## START MATERIAL

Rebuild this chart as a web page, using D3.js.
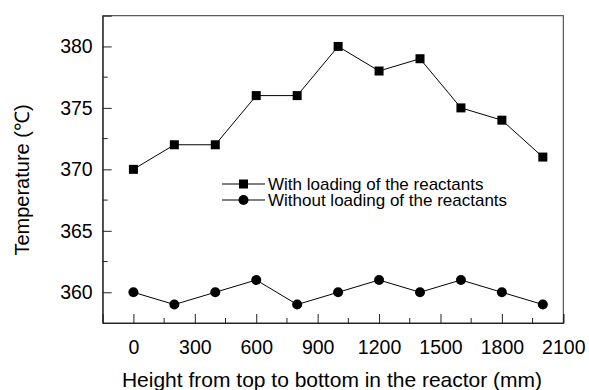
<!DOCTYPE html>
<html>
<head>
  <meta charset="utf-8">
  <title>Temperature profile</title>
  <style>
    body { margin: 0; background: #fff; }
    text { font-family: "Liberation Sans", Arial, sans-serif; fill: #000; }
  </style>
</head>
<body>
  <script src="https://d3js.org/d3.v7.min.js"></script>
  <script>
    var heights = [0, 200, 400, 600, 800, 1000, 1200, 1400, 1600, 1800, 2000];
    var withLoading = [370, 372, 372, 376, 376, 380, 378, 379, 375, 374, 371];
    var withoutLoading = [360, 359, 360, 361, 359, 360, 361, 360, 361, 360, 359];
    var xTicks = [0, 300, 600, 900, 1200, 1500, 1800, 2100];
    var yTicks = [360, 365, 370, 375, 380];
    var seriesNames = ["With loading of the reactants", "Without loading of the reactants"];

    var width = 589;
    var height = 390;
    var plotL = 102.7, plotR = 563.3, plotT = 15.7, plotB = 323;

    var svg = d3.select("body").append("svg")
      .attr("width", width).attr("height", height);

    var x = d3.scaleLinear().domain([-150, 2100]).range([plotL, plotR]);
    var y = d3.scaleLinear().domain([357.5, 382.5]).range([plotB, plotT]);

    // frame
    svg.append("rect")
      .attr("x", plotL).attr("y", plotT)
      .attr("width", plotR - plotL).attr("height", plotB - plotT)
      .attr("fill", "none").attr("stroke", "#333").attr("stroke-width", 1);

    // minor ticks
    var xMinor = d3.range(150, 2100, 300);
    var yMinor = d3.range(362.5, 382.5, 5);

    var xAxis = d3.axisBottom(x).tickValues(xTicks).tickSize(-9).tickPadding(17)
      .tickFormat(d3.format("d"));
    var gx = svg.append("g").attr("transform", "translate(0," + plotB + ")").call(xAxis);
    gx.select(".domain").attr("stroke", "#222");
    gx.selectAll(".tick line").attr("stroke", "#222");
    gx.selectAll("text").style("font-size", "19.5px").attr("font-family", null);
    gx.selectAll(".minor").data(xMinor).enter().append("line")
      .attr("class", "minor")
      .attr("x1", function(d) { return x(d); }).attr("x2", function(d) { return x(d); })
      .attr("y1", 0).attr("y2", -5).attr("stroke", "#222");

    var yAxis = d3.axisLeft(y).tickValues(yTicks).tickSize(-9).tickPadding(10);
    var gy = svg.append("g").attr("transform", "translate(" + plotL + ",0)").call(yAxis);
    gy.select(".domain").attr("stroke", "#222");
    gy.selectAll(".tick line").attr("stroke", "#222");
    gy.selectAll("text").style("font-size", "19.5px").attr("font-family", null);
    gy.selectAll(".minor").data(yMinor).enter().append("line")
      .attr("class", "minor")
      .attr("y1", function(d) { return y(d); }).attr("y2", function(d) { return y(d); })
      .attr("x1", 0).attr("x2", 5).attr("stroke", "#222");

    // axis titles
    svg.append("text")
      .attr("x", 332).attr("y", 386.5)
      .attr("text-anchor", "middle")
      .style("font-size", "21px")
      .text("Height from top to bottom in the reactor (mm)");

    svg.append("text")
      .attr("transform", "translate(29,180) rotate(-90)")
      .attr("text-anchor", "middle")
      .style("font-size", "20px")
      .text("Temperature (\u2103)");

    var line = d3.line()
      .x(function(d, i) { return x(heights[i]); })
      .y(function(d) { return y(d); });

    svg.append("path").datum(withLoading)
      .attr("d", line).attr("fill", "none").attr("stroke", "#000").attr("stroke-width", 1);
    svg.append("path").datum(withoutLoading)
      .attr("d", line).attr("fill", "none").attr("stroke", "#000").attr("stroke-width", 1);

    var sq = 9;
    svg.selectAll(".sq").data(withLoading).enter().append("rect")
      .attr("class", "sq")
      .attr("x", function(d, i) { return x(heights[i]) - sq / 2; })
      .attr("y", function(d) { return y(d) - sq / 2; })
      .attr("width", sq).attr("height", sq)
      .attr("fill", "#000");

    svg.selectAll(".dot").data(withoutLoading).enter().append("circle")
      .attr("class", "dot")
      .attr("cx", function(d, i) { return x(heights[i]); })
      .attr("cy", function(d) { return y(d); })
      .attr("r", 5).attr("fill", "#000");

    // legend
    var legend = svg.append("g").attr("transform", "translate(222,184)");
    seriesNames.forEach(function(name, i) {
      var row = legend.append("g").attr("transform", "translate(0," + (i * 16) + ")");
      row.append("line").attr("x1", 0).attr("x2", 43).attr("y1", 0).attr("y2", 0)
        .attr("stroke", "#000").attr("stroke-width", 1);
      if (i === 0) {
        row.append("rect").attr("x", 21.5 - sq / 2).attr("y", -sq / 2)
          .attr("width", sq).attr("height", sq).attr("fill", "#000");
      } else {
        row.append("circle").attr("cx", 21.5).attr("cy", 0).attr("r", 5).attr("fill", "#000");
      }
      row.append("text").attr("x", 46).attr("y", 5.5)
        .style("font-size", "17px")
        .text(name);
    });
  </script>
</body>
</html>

## END MATERIAL

REQUIREMENTS: Give an exact copy of the material, leaving out every picture.

SOLUTION TO THIS EXERCISE:
Rebuild this chart as a web page, using D3.js.
<!DOCTYPE html>
<html>
<head>
  <meta charset="utf-8">
  <title>Temperature profile</title>
  <style>
    body { margin: 0; background: #fff; }
    text { font-family: "Liberation Sans", Arial, sans-serif; fill: #000; }
  </style>
</head>
<body>
  <script src="https://d3js.org/d3.v7.min.js"></script>
  <script>
    var heights = [0, 200, 400, 600, 800, 1000, 1200, 1400, 1600, 1800, 2000];
    var withLoading = [370, 372, 372, 376, 376, 380, 378, 379, 375, 374, 371];
    var withoutLoading = [360, 359, 360, 361, 359, 360, 361, 360, 361, 360, 359];
    var xTicks = [0, 300, 600, 900, 1200, 1500, 1800, 2100];
    var yTicks = [360, 365, 370, 375, 380];
    var seriesNames = ["With loading of the reactants", "Without loading of the reactants"];

    var width = 589;
    var height = 390;
    var plotL = 102.7, plotR = 563.3, plotT = 15.7, plotB = 323;

    var svg = d3.select("body").append("svg")
      .attr("width", width).attr("height", height);

    var x = d3.scaleLinear().domain([-150, 2100]).range([plotL, plotR]);
    var y = d3.scaleLinear().domain([357.5, 382.5]).range([plotB, plotT]);

    // frame
    svg.append("rect")
      .attr("x", plotL).attr("y", plotT)
      .attr("width", plotR - plotL).attr("height", plotB - plotT)
      .attr("fill", "none").attr("stroke", "#333").attr("stroke-width", 1);

    // minor ticks
    var xMinor = d3.range(150, 2100, 300);
    var yMinor = d3.range(362.5, 382.5, 5);

    var xAxis = d3.axisBottom(x).tickValues(xTicks).tickSize(-9).tickPadding(17)
      .tickFormat(d3.format("d"));
    var gx = svg.append("g").attr("transform", "translate(0," + plotB + ")").call(xAxis);
    gx.select(".domain").attr("stroke", "#222");
    gx.selectAll(".tick line").attr("stroke", "#222");
    gx.selectAll("text").style("font-size", "19.5px").attr("font-family", null);
    gx.selectAll(".minor").data(xMinor).enter().append("line")
      .attr("class", "minor")
      .attr("x1", function(d) { return x(d); }).attr("x2", function(d) { return x(d); })
      .attr("y1", 0).attr("y2", -5).attr("stroke", "#222");

    var yAxis = d3.axisLeft(y).tickValues(yTicks).tickSize(-9).tickPadding(10);
    var gy = svg.append("g").attr("transform", "translate(" + plotL + ",0)").call(yAxis);
    gy.select(".domain").attr("stroke", "#222");
    gy.selectAll(".tick line").attr("stroke", "#222");
    gy.selectAll("text").style("font-size", "19.5px").attr("font-family", null);
    gy.selectAll(".minor").data(yMinor).enter().append("line")
      .attr("class", "minor")
      .attr("y1", function(d) { return y(d); }).attr("y2", function(d) { return y(d); })
      .attr("x1", 0).attr("x2", 5).attr("stroke", "#222");

    // axis titles
    svg.append("text")
      .attr("x", 332).attr("y", 386.5)
      .attr("text-anchor", "middle")
      .style("font-size", "21px")
      .text("Height from top to bottom in the reactor (mm)");

    svg.append("text")
      .attr("transform", "translate(29,180) rotate(-90)")
      .attr("text-anchor", "middle")
      .style("font-size", "20px")
      .text("Temperature (\u2103)");

    var line = d3.line()
      .x(function(d, i) { return x(heights[i]); })
      .y(function(d) { return y(d); });

    svg.append("path").datum(withLoading)
      .attr("d", line).attr("fill", "none").attr("stroke", "#000").attr("stroke-width", 1);
    svg.append("path").datum(withoutLoading)
      .attr("d", line).attr("fill", "none").attr("stroke", "#000").attr("stroke-width", 1);

    var sq = 9;
    svg.selectAll(".sq").data(withLoading).enter().append("rect")
      .attr("class", "sq")
      .attr("x", function(d, i) { return x(heights[i]) - sq / 2; })
      .attr("y", function(d) { return y(d) - sq / 2; })
      .attr("width", sq).attr("height", sq)
      .attr("fill", "#000");

    svg.selectAll(".dot").data(withoutLoading).enter().append("circle")
      .attr("class", "dot")
      .attr("cx", function(d, i) { return x(heights[i]); })
      .attr("cy", function(d) { return y(d); })
      .attr("r", 5).attr("fill", "#000");

    // legend
    var legend = svg.append("g").attr("transform", "translate(222,184)");
    seriesNames.forEach(function(name, i) {
      var row = legend.append("g").attr("transform", "translate(0," + (i * 16) + ")");
      row.append("line").attr("x1", 0).attr("x2", 43).attr("y1", 0).attr("y2", 0)
        .attr("stroke", "#000").attr("stroke-width", 1);
      if (i === 0) {
        row.append("rect").attr("x", 21.5 - sq / 2).attr("y", -sq / 2)
          .attr("width", sq).attr("height", sq).attr("fill", "#000");
      } else {
        row.append("circle").attr("cx", 21.5).attr("cy", 0).attr("r", 5).attr("fill", "#000");
      }
      row.append("text").attr("x", 46).attr("y", 5.5)
        .style("font-size", "17px")
        .text(name);
    });
  </script>
</body>
</html>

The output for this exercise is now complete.